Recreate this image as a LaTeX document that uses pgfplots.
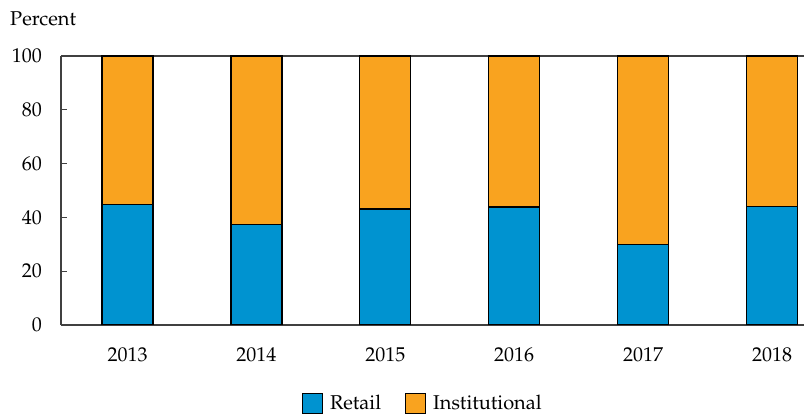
\documentclass[border=0pt]{standalone}
\usepackage[T1]{fontenc}
\usepackage{mathpazo}
\usepackage{pgfplots}
\pgfplotsset{compat=1.18}
\definecolor{retail}{HTML}{0093D0}
\definecolor{inst}{HTML}{F9A31F}
\definecolor{axisgray}{HTML}{404040}
\begin{document}
\fontsize{20bp}{24bp}\selectfont
\begin{tikzpicture}
\useasboundingbox (0,0) rectangle (805bp,414bp);
\begin{axis}[
  at={(61bp,89bp)}, anchor=south west,
  scale only axis, width=743bp, height=269bp,
  ybar stacked, bar width=51bp,
  xmin=-0.516, xmax=5.248, ymin=0, ymax=100,
  xtick={0,1,2,3,4,5},
  xticklabels={2013,2014,2015,2016,2017,2018},
  ytick={0,20,40,60,80,100},
  axis lines*=left,
  axis line style={axisgray, line width=1.2bp, -},
  tick align=inside,
  major tick length=6bp,
  tick style={axisgray, line width=1bp},
  /pgf/number format/assume math mode=true,
  tick label style={font=\fontsize{20bp}{24bp}\selectfont},
  yticklabel style={anchor=east, inner sep=0pt, xshift=-19bp},
  xticklabel style={anchor=north, inner sep=0pt, yshift=-22bp},
  legend columns=2,
  legend style={draw=none, fill=none, inner sep=0pt, outer sep=0pt,
    at={(axis description cs:0.3244,-0.29)}, anchor=west,
    font=\fontsize{20bp}{24bp}\selectfont,
    nodes={inner sep=0pt, anchor=base west},
    /tikz/every odd column/.append style={column sep=7bp},
    /tikz/every even column/.append style={column sep=24bp}},
  legend image code/.code={\draw[#1, draw=black, line width=1bp] (0bp,-4bp) rectangle (20bp,16bp);},
  every axis plot/.append style={draw=black, line width=1.2bp},
]
\addplot[fill=retail] coordinates {(0,44.8) (1,37.3) (2,43.1) (3,43.9) (4,29.8) (5,44.2)};
\addlegendentry{Retail}
\addplot[fill=inst] coordinates {(0,55.2) (1,62.7) (2,56.9) (3,56.1) (4,70.2) (5,55.8)};
\addlegendentry{Institutional}
\draw[axisgray, line width=1.2bp] (rel axis cs:0,1) -- (rel axis cs:1,1);
\end{axis}
\node[anchor=base west, inner sep=0pt] at (10bp,388bp) {Percent};
\end{tikzpicture}
\end{document}
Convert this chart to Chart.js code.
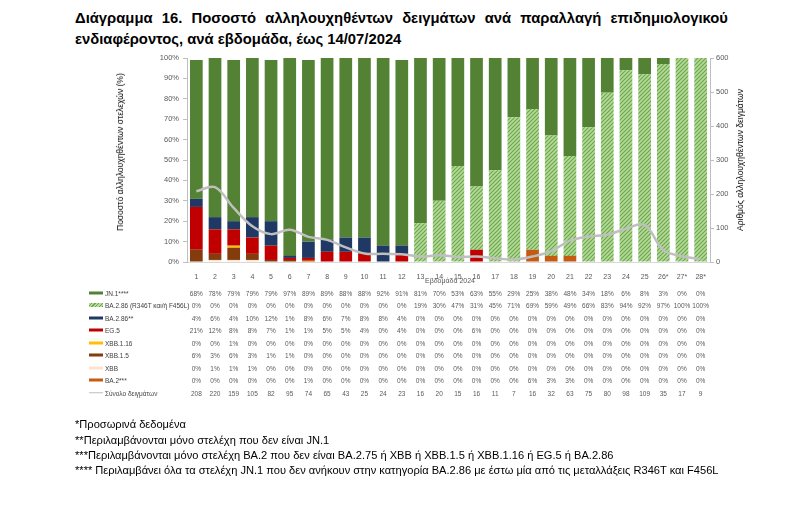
***
Would you return the data exactly as written, without the pictures?

ANSWER »
Recreate this image as a LaTeX document that uses pgfplots.
\documentclass[border=0pt]{standalone}
\usepackage[T1]{fontenc}
\usepackage{mathpazo}
\usepackage{pgfplots}
\pgfplotsset{compat=1.18}
\definecolor{retail}{HTML}{0093D0}
\definecolor{inst}{HTML}{F9A31F}
\definecolor{axisgray}{HTML}{404040}
\begin{document}
\fontsize{20bp}{24bp}\selectfont
\begin{tikzpicture}
\useasboundingbox (0,0) rectangle (805bp,414bp);
\begin{axis}[
  at={(61bp,89bp)}, anchor=south west,
  scale only axis, width=743bp, height=269bp,
  ybar stacked, bar width=51bp,
  xmin=-0.516, xmax=5.248, ymin=0, ymax=100,
  xtick={0,1,2,3,4,5},
  xticklabels={2013,2014,2015,2016,2017,2018},
  ytick={0,20,40,60,80,100},
  axis lines*=left,
  axis line style={axisgray, line width=1.2bp, -},
  tick align=inside,
  major tick length=6bp,
  tick style={axisgray, line width=1bp},
  /pgf/number format/assume math mode=true,
  tick label style={font=\fontsize{20bp}{24bp}\selectfont},
  yticklabel style={anchor=east, inner sep=0pt, xshift=-19bp},
  xticklabel style={anchor=north, inner sep=0pt, yshift=-22bp},
  legend columns=2,
  legend style={draw=none, fill=none, inner sep=0pt, outer sep=0pt,
    at={(axis description cs:0.3244,-0.29)}, anchor=west,
    font=\fontsize{20bp}{24bp}\selectfont,
    nodes={inner sep=0pt, anchor=base west},
    /tikz/every odd column/.append style={column sep=7bp},
    /tikz/every even column/.append style={column sep=24bp}},
  legend image code/.code={\draw[#1, draw=black, line width=1bp] (0bp,-4bp) rectangle (20bp,16bp);},
  every axis plot/.append style={draw=black, line width=1.2bp},
]
\addplot[fill=retail] coordinates {(0,44.8) (1,37.3) (2,43.1) (3,43.9) (4,29.8) (5,44.2)};
\addlegendentry{Retail}
\addplot[fill=inst] coordinates {(0,55.2) (1,62.7) (2,56.9) (3,56.1) (4,70.2) (5,55.8)};
\addlegendentry{Institutional}
\draw[axisgray, line width=1.2bp] (rel axis cs:0,1) -- (rel axis cs:1,1);
\end{axis}
\node[anchor=base west, inner sep=0pt] at (10bp,388bp) {Percent};
\end{tikzpicture}
\end{document}
Convert this chart to Chart.js code.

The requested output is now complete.